Even if you’ve bought an ordinary commuting car, how can we make commuting in a Chevrolet different from commuting on the same route in a Ford? If your Chevrolet is part of a GM merchant community, I can see you’re taking a one mile detour every Thursday to pick up your dry cleaning. I could offer the opportunity to push a promotion to you from a dry cleaner who’s on your route, and that merchant would know that you’re a high-value target for that offer: we’ve already identified that it can solve that driver’s problem.

Now, people ask me whether customers are going to have a problem with GM knowing all this stuff, and I give them a thought experiment. If I’m harvesting your data without your permission and using it to manipulate you, you’ll march on my company’s headquarters with torches and pitchforks. But if instead I offer you the chance to become a platinum concierge customer for only $15 a year, for which I would need to collect certain data from you, you’d actually pay me to collect and use data — even if you would otherwise be angry with me for using it without your permission.

JB: This is related to the general shift that we’ve seen over the last decade or so from selling products outright to selling ongoing services.

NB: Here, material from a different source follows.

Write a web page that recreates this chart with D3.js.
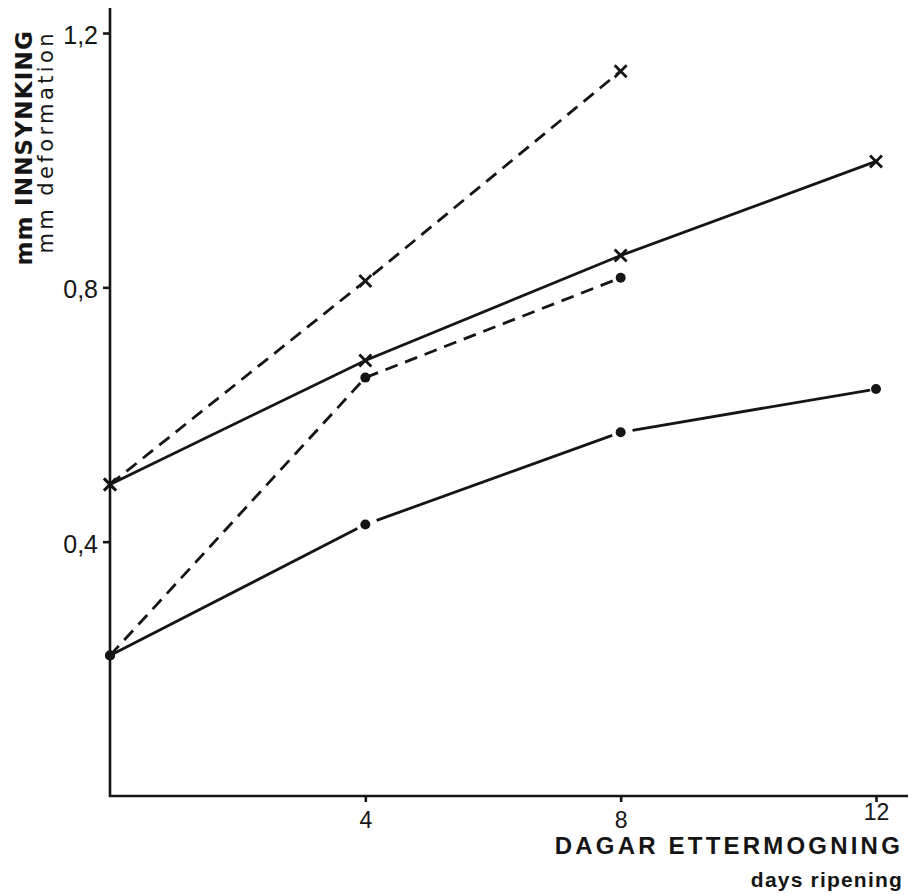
<!DOCTYPE html>
<html>
<head>
<meta charset="utf-8">
<script src="https://cdn.jsdelivr.net/npm/d3@7"></script>
<style>
  body { margin: 0; background: #fff; }
  svg { display: block; }
  text { fill: #151515; }
</style>
</head>
<body>
<svg id="chart" width="912" height="895"></svg>
<script>
// days of ripening
const days = [0, 4, 8, 12];
const yTicks = [0.4, 0.8, 1.2];
const xTicks = [4, 8, 12];

// mm deformation
const crossDashed = [0.49, 0.81, 1.14];
const crossSolid = [0.49, 0.685, 0.85, 0.998];
const dotDashed = [0.221, 0.658, 0.815];
const dotSolid = [0.221, 0.427, 0.572, 0.64];

const series = [
    { values: crossDashed, dashed: true, marker: "cross", gap: 0 },
    { values: crossSolid, dashed: false, marker: "cross", gap: 0 },
    { values: dotDashed, dashed: true, marker: "dot", gap: 0 },
    { values: dotSolid, dashed: false, marker: "dot", gap: 9 }
];

const svg = d3.select("#chart");
const ink = "#151515";
const sans = "'Liberation Sans', Arial, sans-serif";
const wide = "'DejaVu Sans', sans-serif";

const x = d3.scaleLinear().domain([0, 12]).range([110, 876]);
const y = d3.scaleLinear().domain([0, 1.2]).range([796, 33]);

// axes lines
svg.append("line")
    .attr("x1", x(0)).attr("x2", x(0))
    .attr("y1", 8).attr("y2", y(0) + 1)
    .attr("stroke", ink).attr("stroke-width", 2.6);
svg.append("line")
    .attr("x1", x(0) - 1).attr("x2", 908)
    .attr("y1", y(0)).attr("y2", y(0))
    .attr("stroke", ink).attr("stroke-width", 2.6);

const comma = d => d3.format(".1f")(d).replace(".", ",");

const yAxis = svg.append("g")
    .attr("transform", `translate(${x(0)},0)`)
    .call(d3.axisLeft(y).tickValues(yTicks).tickFormat(comma).tickSize(7).tickPadding(5));
yAxis.select(".domain").remove();
yAxis.selectAll("line").attr("stroke", ink).attr("stroke-width", 2.6);
yAxis.selectAll("text").style("font-family", sans).attr("font-size", 25)
    .attr("fill", ink).attr("dy", "0.42em");

const xAxis = svg.append("g")
    .attr("transform", `translate(0,${y(0)})`)
    .call(d3.axisBottom(x).tickValues(xTicks).tickFormat(d3.format("d")).tickSize(6).tickPadding(10));
xAxis.select(".domain").remove();
xAxis.selectAll("line").attr("stroke", ink).attr("stroke-width", 2.6);
xAxis.selectAll("text").style("font-family", sans).attr("font-size", 23).attr("fill", ink)
    .attr("dy", d => d === 12 ? "0.36em" : "0.71em");

// axis titles
svg.append("text")
    .attr("transform", "translate(32,30) rotate(-90)")
    .attr("text-anchor", "end")
    .style("font-family", wide)
    .attr("font-size", 23).attr("font-weight", "bold")
    .attr("letter-spacing", 1.2)
    .text("mm INNSYNKING");
svg.append("text")
    .attr("transform", "translate(53,30) rotate(-90)")
    .attr("text-anchor", "end")
    .style("font-family", wide)
    .attr("font-size", 21)
    .attr("letter-spacing", 3.4)
    .text("mm deformation");
svg.append("text")
    .attr("x", 903).attr("y", 854)
    .attr("text-anchor", "end")
    .style("font-family", sans)
    .attr("font-size", 24).attr("font-weight", "bold")
    .attr("letter-spacing", 3.2)
    .text("DAGAR ETTERMOGNING");
svg.append("text")
    .attr("x", 903).attr("y", 887)
    .attr("text-anchor", "end")
    .style("font-family", sans)
    .attr("font-size", 21).attr("font-weight", "bold")
    .attr("letter-spacing", 1.2)
    .text("days ripening");

const line = d3.line().x(d => x(d[0])).y(d => y(d[1]));

series.forEach(s => {
    const pts = s.values.map((v, i) => [days[i], v]);
    if (s.gap === 0) {
        svg.append("path")
            .datum(pts)
            .attr("d", line)
            .attr("fill", "none")
            .attr("stroke", ink)
            .attr("stroke-width", 2.8)
            .attr("stroke-dasharray", s.dashed ? "13,8" : null);
    } else {
        // solid line broken around interior markers
        for (let i = 0; i < pts.length - 1; i++) {
            const x1 = x(pts[i][0]), y1 = y(pts[i][1]);
            const x2 = x(pts[i + 1][0]), y2 = y(pts[i + 1][1]);
            const len = Math.hypot(x2 - x1, y2 - y1);
            const ux = (x2 - x1) / len, uy = (y2 - y1) / len;
            const g1 = i === 0 ? 0 : s.gap + 3;
            const g2 = i + 1 === pts.length - 1 ? 6 : s.gap;
            svg.append("line")
                .attr("x1", x1 + ux * g1).attr("y1", y1 + uy * g1)
                .attr("x2", x2 - ux * g2).attr("y2", y2 - uy * g2)
                .attr("stroke", ink).attr("stroke-width", 2.8);
        }
    }
    const marks = svg.append("g").selectAll("g")
        .data(pts)
        .join("g")
        .attr("transform", d => `translate(${x(d[0])},${y(d[1])})`);
    if (s.marker === "cross") {
        marks.append("path")
            .attr("d", "M-6,-6L6,6M-6,6L6,-6")
            .attr("stroke", ink).attr("stroke-width", 2.8)
            .attr("fill", "none");
    } else {
        marks.append("circle")
            .attr("r", 5)
            .attr("fill", ink);
    }
});
</script>
</body>
</html>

PC: Companies can sell products cheaper today, and sometimes at break-even or a loss, because they expect to make most of their money after the fact. Think of agribusiness: no farmer in the history of humanity has ever aspired to buy fertilizer; it’s just what you need to get more profitability per acre. If you’re a fertilizer provider, you want your customers to feel that they’re buying profitability per acre, not that they’re buying bags of fertilizer. Once you’re in that farmer’s head, you could deliver micro-targeted weather forecasts, you could deliver soil analysis, you could become a broker for any number of specialty service providers. Then you’re a partner in agricultural profitability instead of just the guy who drops off a bag of ammonium nitrate.